Porthcurno Telegraph Museum is a revelation. Thanks to significant funding from the Heritage Lottery Fund, its extraordinary history has been brought to life in a beautifully designed exhibition hall and newly laid out displays in the fascinating tunnels excavated during World War II to protect vital work going on in the fight against German dominance.

We visited on 14 June – the first anniversary of the official opening of the newly extended and refurbished museum to the public. Tucked away on the far end of the peninsula, Porthcurno isn’t somewhere you just drop into whilst passing by but is well worth the drive. The thousands of Cable & Wireless trainees who made it their temporary home whilst learning the art of telegraphy in its former classrooms from 1950 to 1993 must have been as amazed by the scenery as we were. Dramatic cliffs, lush woodland, sheltered white sandy beach and an impossibly magnificent seascape all combine to make it truly memorable – and that’s before you’ve walked through huge bomb-blast doors into the tunnels and peered at the machines, technology and cables that, among other things, helped us defeat Hitler.

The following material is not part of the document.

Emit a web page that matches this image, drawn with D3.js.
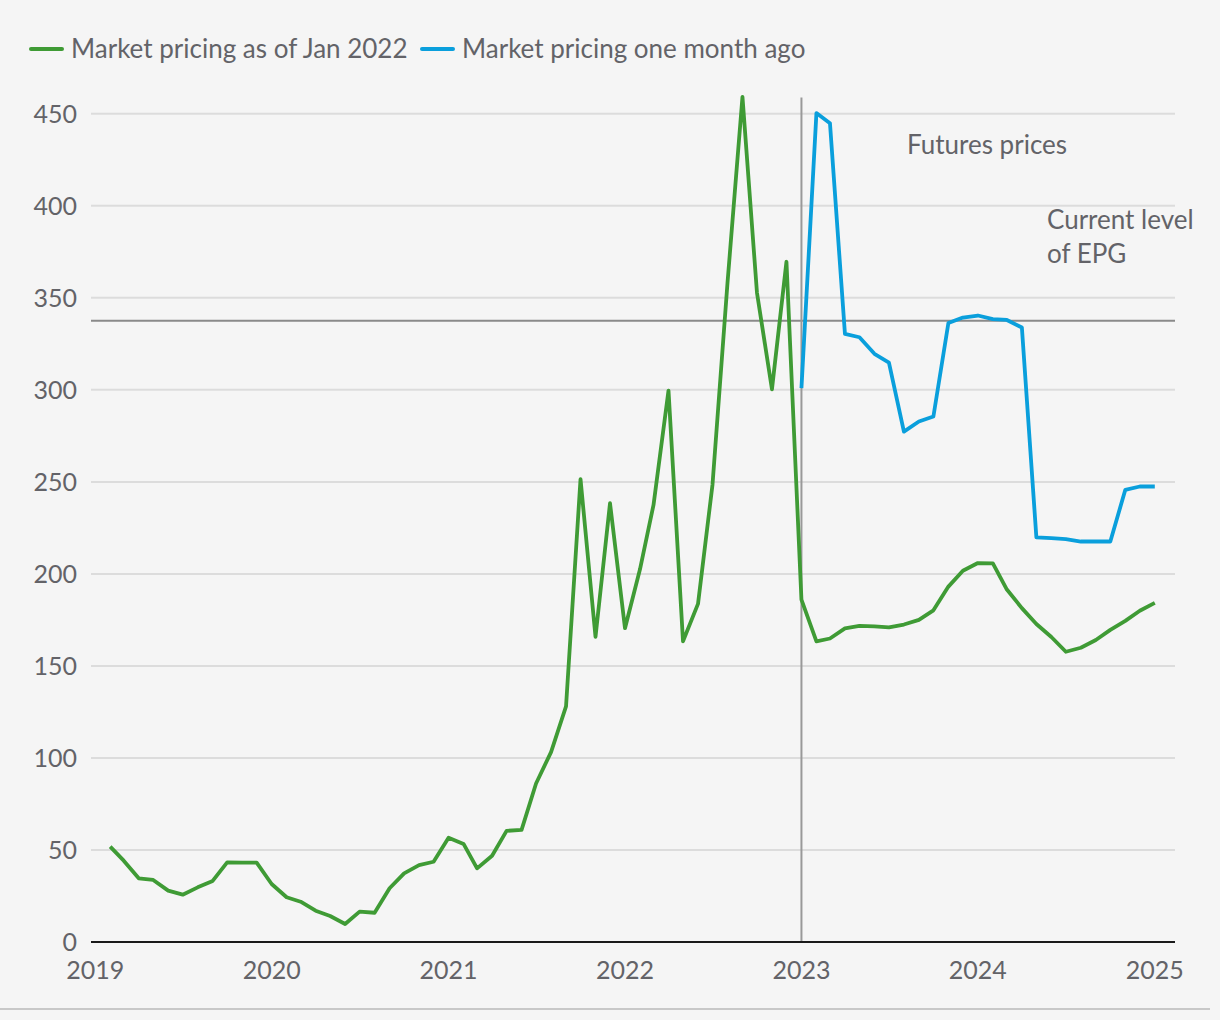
<!DOCTYPE html>
<html>
<head>
<meta charset="utf-8">
<script src="https://cdn.jsdelivr.net/npm/d3@7"></script>
<style>
  html, body { margin: 0; padding: 0; background: #f5f5f5; }
  text { font-family: Lato, "Open Sans", sans-serif; }
</style>
</head>
<body>
<div id="chart"></div>
<script>
var W = 1220, H = 1020;

// months since Jan 2019 (1 = Feb 2019)
var greenMonths = d3.range(1, 73);
var greenValues = [
  51.8, 44.2, 34.6, 33.7, 27.9, 25.7, 29.7, 33.2, 43.3, 43.1, 43.1,
  31.5, 24.3, 21.9, 17.0, 14.1, 9.8, 16.5, 15.9, 29.2, 37.3, 41.8, 43.6,
  56.7, 53.3, 40.0, 46.9, 60.4, 60.9, 86.1, 103.2, 128.0, 251.5, 165.8, 238.4, 170.5,
  202.5, 237.5, 299.6, 163.4, 183.7, 248.5, 358, 459.2, 352.8, 300.3, 369.6, 186,
  163.4, 164.9, 170.4, 171.8, 171.5, 170.9, 172.5, 175.0, 180.2, 193.1, 201.7, 205.9,
  205.7, 191.5, 181.4, 172.8, 165.7, 157.7, 159.9, 164.1, 169.6, 174.5, 180.0, 184.3
];
var blueMonths = d3.range(48, 73);
var blueValues = [
  300.9, 450.4, 444.9, 330.4, 328.6, 319.6, 314.8, 277.3, 282.8, 285.5, 336.3, 339.3,
  340.4, 338.4, 338.0, 333.9, 219.9, 219.4, 218.9, 217.6, 217.6, 217.6, 245.7, 247.5, 247.5
];
var epgLevel = 337.5;
var futuresStart = new Date(2023, 0, 1);
var yTicks = [0, 50, 100, 150, 200, 250, 300, 350, 400, 450];
var xTickYears = [2019, 2020, 2021, 2022, 2023, 2024, 2025];

var green = "#3f9b35";
var blue = "#0a9fdc";
var textGrey = "#636368";

var plotLeft = 91, plotRight = 1175;

var x = d3.scaleTime()
  .domain([new Date(2019, 0, 1), new Date(2025, 0, 1)])
  .range([95.2, 1154.8]);
var y = d3.scaleLinear().domain([0, 450]).range([942, 113.8]);

var svg = d3.select("#chart").append("svg")
  .attr("width", W)
  .attr("height", H);

svg.append("rect")
  .attr("width", W)
  .attr("height", H)
  .attr("fill", "#f5f5f5");

// gridlines
svg.append("g").selectAll("line")
  .data(yTicks.filter(d => d > 0))
  .enter()
  .append("line")
  .attr("x1", plotLeft)
  .attr("x2", plotRight)
  .attr("y1", d => y(d))
  .attr("y2", d => y(d))
  .attr("stroke", "#dcdcdc")
  .attr("stroke-width", 2);

// y tick labels
svg.append("g").selectAll("text")
  .data(yTicks)
  .enter()
  .append("text")
  .attr("x", 77)
  .attr("y", d => y(d))
  .attr("dy", "0.36em")
  .attr("text-anchor", "end")
  .style("font-size", "25px")
  .attr("fill", textGrey)
  .text(d => d);

// x tick labels
svg.append("g").selectAll("text")
  .data(xTickYears)
  .enter()
  .append("text")
  .attr("x", d => x(new Date(d, 0, 1)))
  .attr("y", 979)
  .attr("text-anchor", "middle")
  .style("font-size", "25px")
  .attr("fill", textGrey)
  .text(d => d);

// EPG level line
svg.append("line")
  .attr("x1", plotLeft)
  .attr("x2", plotRight)
  .attr("y1", y(epgLevel))
  .attr("y2", y(epgLevel))
  .attr("stroke", "#8a8a8a")
  .attr("stroke-width", 2);

// futures divider
svg.append("line")
  .attr("x1", x(futuresStart))
  .attr("x2", x(futuresStart))
  .attr("y1", 97.5)
  .attr("y2", y(0))
  .attr("stroke", "#999")
  .attr("stroke-width", 2);

var line = d3.line()
  .x(d => x(new Date(2019, d[0], 1)))
  .y(d => y(d[1]));

svg.append("path")
  .datum(d3.zip(greenMonths, greenValues))
  .attr("d", line)
  .attr("fill", "none")
  .attr("stroke", green)
  .attr("stroke-width", 3.8)
  .attr("stroke-linejoin", "round");

svg.append("path")
  .datum(d3.zip(blueMonths, blueValues))
  .attr("d", line)
  .attr("fill", "none")
  .attr("stroke", blue)
  .attr("stroke-width", 3.8)
  .attr("stroke-linejoin", "round");

// x axis line
svg.append("line")
  .attr("x1", plotLeft)
  .attr("x2", plotRight)
  .attr("y1", y(0))
  .attr("y2", y(0))
  .attr("stroke", "#1a1a1a")
  .attr("stroke-width", 2);

// bottom rule
svg.append("line")
  .attr("x1", 0)
  .attr("x2", 1210)
  .attr("y1", 1009)
  .attr("y2", 1009)
  .attr("stroke", "#c8c8c8")
  .attr("stroke-width", 2);

// annotations
svg.append("text")
  .attr("x", 907)
  .attr("y", 154)
  .style("font-size", "26px")
  .attr("fill", textGrey)
  .text("Futures prices");

var epgText = svg.append("text")
  .attr("x", 1047)
  .attr("y", 229)
  .style("font-size", "26px")
  .attr("fill", textGrey);
epgText.append("tspan").attr("x", 1047).text("Current level");
epgText.append("tspan").attr("x", 1047).attr("dy", 34).text("of EPG");

// legend
var legendItems = [
  {label: "Market pricing as of Jan 2022", color: green, x: 31},
  {label: "Market pricing one month ago", color: blue, x: 422}
];
var legend = svg.append("g").selectAll("g")
  .data(legendItems)
  .enter()
  .append("g")
  .attr("transform", d => "translate(" + d.x + ",49)");
legend.append("line")
  .attr("x1", 0)
  .attr("x2", 31)
  .attr("stroke", d => d.color)
  .attr("stroke-width", 4)
  .attr("stroke-linecap", "round");
legend.append("text")
  .attr("x", 40)
  .attr("dy", "0.36em")
  .style("font-size", "26px")
  .attr("fill", textGrey)
  .text(d => d.label);
</script>
</body>
</html>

Kate hasn’t been well lately but still couldn’t resist the challenge of joining Lucinda and I in climbing 100 steps up the escape staircase. Built to give workers an emergency exit, the granite steps are steep enough for a hard hat to be needed. Kate made the ascent in fine form (probably in better shape than I did!) and we were all rewarded with a fabulous view from the top of the valley. When you emerge a signpost tells you that Rio de Janeiro is 5,500 miles away, Hong Kong 6,250 and Newfoundland a mere 2,200. Yet, more than a century before mobile phones became a part of everyday life, messages could span that mileage within minutes.

Fortified by a delicious and great value lunch in the museum cafe (we ate on the terrace looking out towards the sea) and intrigued by interactive displays that really brought the past to life (apparently Morse code experts could be identified by the way they tapped the keys – to the extent that experienced operators could actually tell what sort of mood they were in), we left the museum satisfyingly enlightened.

A walk to the beach and the original cable hut via a narrow, wooded path followed – the perfect finale to a perfect ‘never been to’ outing.